** Begin **
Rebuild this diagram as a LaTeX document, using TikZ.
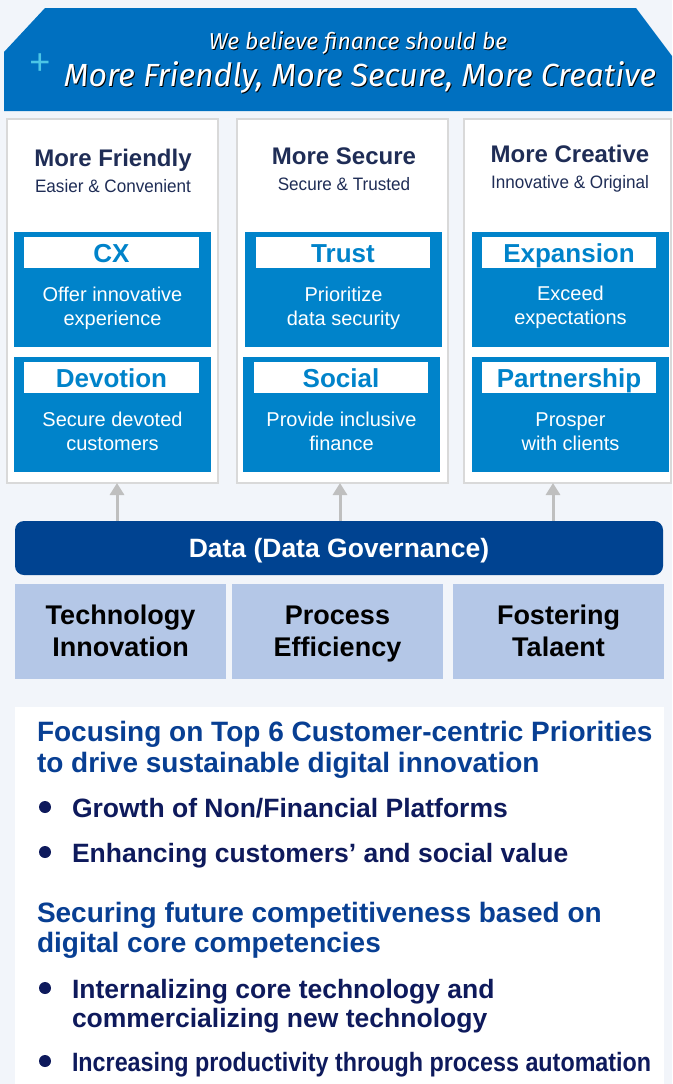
\documentclass[tikz,border=0pt]{standalone}
\usepackage{fontspec}
\setmainfont{Liberation Sans}
\newfontfamily\condfont{Liberation Sans}[FakeStretch=0.95]
\newfontfamily\narrowfont{Liberation Sans}[FakeStretch=0.88]
\newfontfamily\handfont{Fira Sans}
\usetikzlibrary{arrows.meta}
\definecolor{bgcol}{HTML}{F2F5FA}
\definecolor{bannerblue}{HTML}{0070C0}
\definecolor{panelborder}{HTML}{D9D9D9}
\definecolor{boxblue}{HTML}{0083CA}
\definecolor{titlenavy}{HTML}{1F2D56}
\definecolor{databar}{HTML}{004391}
\definecolor{techfill}{HTML}{B4C7E7}
\definecolor{headblue}{HTML}{083F93}
\definecolor{bulletnavy}{HTML}{0E1A5C}
\definecolor{arrowgray}{HTML}{BFBFBF}
\definecolor{pluscyan}{HTML}{4CC6E6}
\tikzset{
  panel/.style={draw=panelborder, line width=1.2pt, fill=white, anchor=north west, minimum height=364pt},
  bluebox/.style={fill=boxblue, anchor=north west, minimum width=197pt, minimum height=115pt},
  labelbar/.style={fill=white, text=boxblue, anchor=north west, minimum width=175pt, minimum height=31pt,
    text height=19pt, text depth=0pt, font=\bfseries\fontsize{26}{30}\selectfont},
  bodytext/.style={text=white, align=center, font=\fontsize{20}{24}\selectfont},
  coltitle/.style={text=titlenavy, anchor=base, font=\bfseries\fontsize{24}{28}\selectfont},
  colsub/.style={text=titlenavy, anchor=base, font=\condfont\fontsize{18}{22}\selectfont},
  techbox/.style={fill=techfill, anchor=north west, minimum width=211pt, minimum height=95pt, align=center, font=\bfseries\fontsize{27}{32}\selectfont},
  headline/.style={text=headblue, anchor=base west, font=\bfseries\fontsize{28}{31}\selectfont},
  bullettext/.style={text=bulletnavy, anchor=base west, font=\bfseries\fontsize{26.5}{30}\selectfont},
  bulletdot/.style={circle, fill=bulletnavy, minimum size=12pt},
  uparrow/.style={draw=arrowgray, line width=3pt, -{Triangle[width=14pt,length=12pt]}},
  bantext/.style={text=white, font=\handfont\itshape\fontsize{#1}{#1}\selectfont},
  banshadow/.style={text=black, font=\handfont\itshape\fontsize{#1}{#1}\selectfont},
}
\newcommand{\toprule}[1]{\rule{0pt}{#1}}
\begin{document}
\begin{tikzpicture}[x=1pt, y=-1pt, every node/.style={inner sep=0pt, outer sep=0pt}]
\fill[bgcol] (0,0) rectangle (672,1084);
\useasboundingbox (0,0) rectangle (672,1084);

% banner
\fill[bannerblue] (4,111) -- (4,52) -- (45,8) -- (636,8) -- (672,56) -- (672,111) -- cycle;
\node[banshadow=23] (ban1s) at (359,44) {We believe finance should be};
\node[bantext=23] (ban1) at (358,43) {We believe finance should be};
\node[banshadow=32] (ban2s) at (361,78) {More Friendly, More Secure, More Creative};
\node[bantext=32] (ban2) at (360,77) {More Friendly, More Secure, More Creative};
\node[text=pluscyan, font=\fontsize{36}{36}\selectfont] (plus) at (40,64) {+};

% column panels
\node[panel, minimum width=211pt] (p1) at (7,119) {};
\node[panel, minimum width=211pt] (p2) at (237,119) {};
\node[panel, minimum width=207pt] (p3) at (464,119) {};

\node[coltitle] (t1) at (113,166) {More Friendly};
\node[colsub] (s1) at (113,192) {Easier \& Convenient};
\node[coltitle] (t2) at (344,164) {More Secure};
\node[colsub] (s2) at (344,190) {Secure \& Trusted};
\node[coltitle] (t3) at (570,162) {More Creative};
\node[colsub] (s3) at (570,188) {Innovative \& Original};

% blue boxes
\node[bluebox] (b11) at (14,232) {};
\node[bluebox] (b12) at (14,357) {};
\node[bluebox] (b21) at (245,232) {};
\node[bluebox] (b22) at (243,357) {};
\node[bluebox] (b31) at (472,232) {};
\node[bluebox] (b32) at (472,357) {};

\node[labelbar] (l11) at (24,237) {CX};
\node[labelbar] (l12) at (24,362) {Devotion};
\node[labelbar, minimum width=174pt] (l21) at (256,237) {Trust};
\node[labelbar, minimum width=174pt] (l22) at (254,362) {Social};
\node[labelbar, minimum width=174pt] (l31) at (482,237) {Expansion};
\node[labelbar, minimum width=174pt] (l32) at (482,362) {Partnership};

\node[bodytext] (d11) at (112.5,306) {\toprule{22.8pt}Offer innovative\\experience\strut};
\node[bodytext] (d12) at (112.5,431) {\toprule{22.8pt}Secure devoted\\customers\strut};
\node[bodytext] (d21) at (343.5,306) {\toprule{22.8pt}Prioritize\\data security\strut};
\node[bodytext] (d22) at (341.5,431) {\toprule{22.8pt}Provide inclusive\\finance\strut};
\node[bodytext] (d31) at (570.5,305) {\toprule{22.8pt}Exceed\\expectations\strut};
\node[bodytext] (d32) at (570.5,431) {\toprule{22.8pt}Prosper\\with clients\strut};

% data bar
\node[fill=databar, rounded corners=9pt, anchor=north west, minimum width=648pt, minimum height=54pt,
      text height=19pt, text depth=0pt,
      text=white, font=\bfseries\fontsize{26.5}{28}\selectfont] (data) at (15,521) {Data (Data Governance)};

\draw[uparrow] ([xshift=102pt]data.north west) -- ([xshift=4.5pt]p1.south);
\draw[uparrow] ([xshift=325pt]data.north west) -- ([xshift=-2.5pt]p2.south);
\draw[uparrow] ([xshift=538pt]data.north west) -- ([xshift=-14.5pt]p3.south);

% foundation boxes
\node[techbox] (k1) at (15,584) {\toprule{28.4pt}Technology\\Innovation\strut};
\node[techbox] (k2) at (232,584) {\toprule{28.4pt}Process\\Efficiency\strut};
\node[techbox] (k3) at (453,584) {\toprule{28.4pt}Fostering\\Talaent\strut};

% bottom panel
\node[fill=white, anchor=north west, minimum width=649pt, minimum height=377pt] (bottom) at (15,707) {};

\node[headline] (h1a) at (37,741) {Focusing on Top 6 Customer-centric Priorities};
\node[headline] (h1b) at (37,772) {to drive sustainable digital innovation};
\node[bulletdot] (c1) at (45,807) {};
\node[bullettext] (g1) at (72,817) {Growth of Non/Financial Platforms};
\node[bulletdot] (c2) at (45,852) {};
\node[bullettext] (g2) at (72,862) {Enhancing customers’ and social value};

\node[headline] (h2a) at (37,922) {Securing future competitiveness based on};
\node[headline] (h2b) at (37,952) {digital core competencies};
\node[bulletdot] (c3) at (45,988) {};
\node[bullettext] (g3) at (72,998) {Internalizing core technology and};
\node[bullettext] (g4) at (72,1027) {commercializing new technology};
\node[bulletdot] (c4) at (45,1061) {};
\node[bullettext] (g5) at (72,1071) {\narrowfont\bfseries Increasing productivity through process automation};
\end{tikzpicture}
\end{document}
** End **
[GIVEN INSTRUCTION]: All of the lines above should be printed exactly, minus the pictures.

[COMPLETE ANSWER]:
Rebuild this diagram as a LaTeX document, using TikZ.
\documentclass[tikz,border=0pt]{standalone}
\usepackage{fontspec}
\setmainfont{Liberation Sans}
\newfontfamily\condfont{Liberation Sans}[FakeStretch=0.95]
\newfontfamily\narrowfont{Liberation Sans}[FakeStretch=0.88]
\newfontfamily\handfont{Fira Sans}
\usetikzlibrary{arrows.meta}
\definecolor{bgcol}{HTML}{F2F5FA}
\definecolor{bannerblue}{HTML}{0070C0}
\definecolor{panelborder}{HTML}{D9D9D9}
\definecolor{boxblue}{HTML}{0083CA}
\definecolor{titlenavy}{HTML}{1F2D56}
\definecolor{databar}{HTML}{004391}
\definecolor{techfill}{HTML}{B4C7E7}
\definecolor{headblue}{HTML}{083F93}
\definecolor{bulletnavy}{HTML}{0E1A5C}
\definecolor{arrowgray}{HTML}{BFBFBF}
\definecolor{pluscyan}{HTML}{4CC6E6}
\tikzset{
  panel/.style={draw=panelborder, line width=1.2pt, fill=white, anchor=north west, minimum height=364pt},
  bluebox/.style={fill=boxblue, anchor=north west, minimum width=197pt, minimum height=115pt},
  labelbar/.style={fill=white, text=boxblue, anchor=north west, minimum width=175pt, minimum height=31pt,
    text height=19pt, text depth=0pt, font=\bfseries\fontsize{26}{30}\selectfont},
  bodytext/.style={text=white, align=center, font=\fontsize{20}{24}\selectfont},
  coltitle/.style={text=titlenavy, anchor=base, font=\bfseries\fontsize{24}{28}\selectfont},
  colsub/.style={text=titlenavy, anchor=base, font=\condfont\fontsize{18}{22}\selectfont},
  techbox/.style={fill=techfill, anchor=north west, minimum width=211pt, minimum height=95pt, align=center, font=\bfseries\fontsize{27}{32}\selectfont},
  headline/.style={text=headblue, anchor=base west, font=\bfseries\fontsize{28}{31}\selectfont},
  bullettext/.style={text=bulletnavy, anchor=base west, font=\bfseries\fontsize{26.5}{30}\selectfont},
  bulletdot/.style={circle, fill=bulletnavy, minimum size=12pt},
  uparrow/.style={draw=arrowgray, line width=3pt, -{Triangle[width=14pt,length=12pt]}},
  bantext/.style={text=white, font=\handfont\itshape\fontsize{#1}{#1}\selectfont},
  banshadow/.style={text=black, font=\handfont\itshape\fontsize{#1}{#1}\selectfont},
}
\newcommand{\toprule}[1]{\rule{0pt}{#1}}
\begin{document}
\begin{tikzpicture}[x=1pt, y=-1pt, every node/.style={inner sep=0pt, outer sep=0pt}]
\fill[bgcol] (0,0) rectangle (672,1084);
\useasboundingbox (0,0) rectangle (672,1084);

% banner
\fill[bannerblue] (4,111) -- (4,52) -- (45,8) -- (636,8) -- (672,56) -- (672,111) -- cycle;
\node[banshadow=23] (ban1s) at (359,44) {We believe finance should be};
\node[bantext=23] (ban1) at (358,43) {We believe finance should be};
\node[banshadow=32] (ban2s) at (361,78) {More Friendly, More Secure, More Creative};
\node[bantext=32] (ban2) at (360,77) {More Friendly, More Secure, More Creative};
\node[text=pluscyan, font=\fontsize{36}{36}\selectfont] (plus) at (40,64) {+};

% column panels
\node[panel, minimum width=211pt] (p1) at (7,119) {};
\node[panel, minimum width=211pt] (p2) at (237,119) {};
\node[panel, minimum width=207pt] (p3) at (464,119) {};

\node[coltitle] (t1) at (113,166) {More Friendly};
\node[colsub] (s1) at (113,192) {Easier \& Convenient};
\node[coltitle] (t2) at (344,164) {More Secure};
\node[colsub] (s2) at (344,190) {Secure \& Trusted};
\node[coltitle] (t3) at (570,162) {More Creative};
\node[colsub] (s3) at (570,188) {Innovative \& Original};

% blue boxes
\node[bluebox] (b11) at (14,232) {};
\node[bluebox] (b12) at (14,357) {};
\node[bluebox] (b21) at (245,232) {};
\node[bluebox] (b22) at (243,357) {};
\node[bluebox] (b31) at (472,232) {};
\node[bluebox] (b32) at (472,357) {};

\node[labelbar] (l11) at (24,237) {CX};
\node[labelbar] (l12) at (24,362) {Devotion};
\node[labelbar, minimum width=174pt] (l21) at (256,237) {Trust};
\node[labelbar, minimum width=174pt] (l22) at (254,362) {Social};
\node[labelbar, minimum width=174pt] (l31) at (482,237) {Expansion};
\node[labelbar, minimum width=174pt] (l32) at (482,362) {Partnership};

\node[bodytext] (d11) at (112.5,306) {\toprule{22.8pt}Offer innovative\\experience\strut};
\node[bodytext] (d12) at (112.5,431) {\toprule{22.8pt}Secure devoted\\customers\strut};
\node[bodytext] (d21) at (343.5,306) {\toprule{22.8pt}Prioritize\\data security\strut};
\node[bodytext] (d22) at (341.5,431) {\toprule{22.8pt}Provide inclusive\\finance\strut};
\node[bodytext] (d31) at (570.5,305) {\toprule{22.8pt}Exceed\\expectations\strut};
\node[bodytext] (d32) at (570.5,431) {\toprule{22.8pt}Prosper\\with clients\strut};

% data bar
\node[fill=databar, rounded corners=9pt, anchor=north west, minimum width=648pt, minimum height=54pt,
      text height=19pt, text depth=0pt,
      text=white, font=\bfseries\fontsize{26.5}{28}\selectfont] (data) at (15,521) {Data (Data Governance)};

\draw[uparrow] ([xshift=102pt]data.north west) -- ([xshift=4.5pt]p1.south);
\draw[uparrow] ([xshift=325pt]data.north west) -- ([xshift=-2.5pt]p2.south);
\draw[uparrow] ([xshift=538pt]data.north west) -- ([xshift=-14.5pt]p3.south);

% foundation boxes
\node[techbox] (k1) at (15,584) {\toprule{28.4pt}Technology\\Innovation\strut};
\node[techbox] (k2) at (232,584) {\toprule{28.4pt}Process\\Efficiency\strut};
\node[techbox] (k3) at (453,584) {\toprule{28.4pt}Fostering\\Talaent\strut};

% bottom panel
\node[fill=white, anchor=north west, minimum width=649pt, minimum height=377pt] (bottom) at (15,707) {};

\node[headline] (h1a) at (37,741) {Focusing on Top 6 Customer-centric Priorities};
\node[headline] (h1b) at (37,772) {to drive sustainable digital innovation};
\node[bulletdot] (c1) at (45,807) {};
\node[bullettext] (g1) at (72,817) {Growth of Non/Financial Platforms};
\node[bulletdot] (c2) at (45,852) {};
\node[bullettext] (g2) at (72,862) {Enhancing customers’ and social value};

\node[headline] (h2a) at (37,922) {Securing future competitiveness based on};
\node[headline] (h2b) at (37,952) {digital core competencies};
\node[bulletdot] (c3) at (45,988) {};
\node[bullettext] (g3) at (72,998) {Internalizing core technology and};
\node[bullettext] (g4) at (72,1027) {commercializing new technology};
\node[bulletdot] (c4) at (45,1061) {};
\node[bullettext] (g5) at (72,1071) {\narrowfont\bfseries Increasing productivity through process automation};
\end{tikzpicture}
\end{document}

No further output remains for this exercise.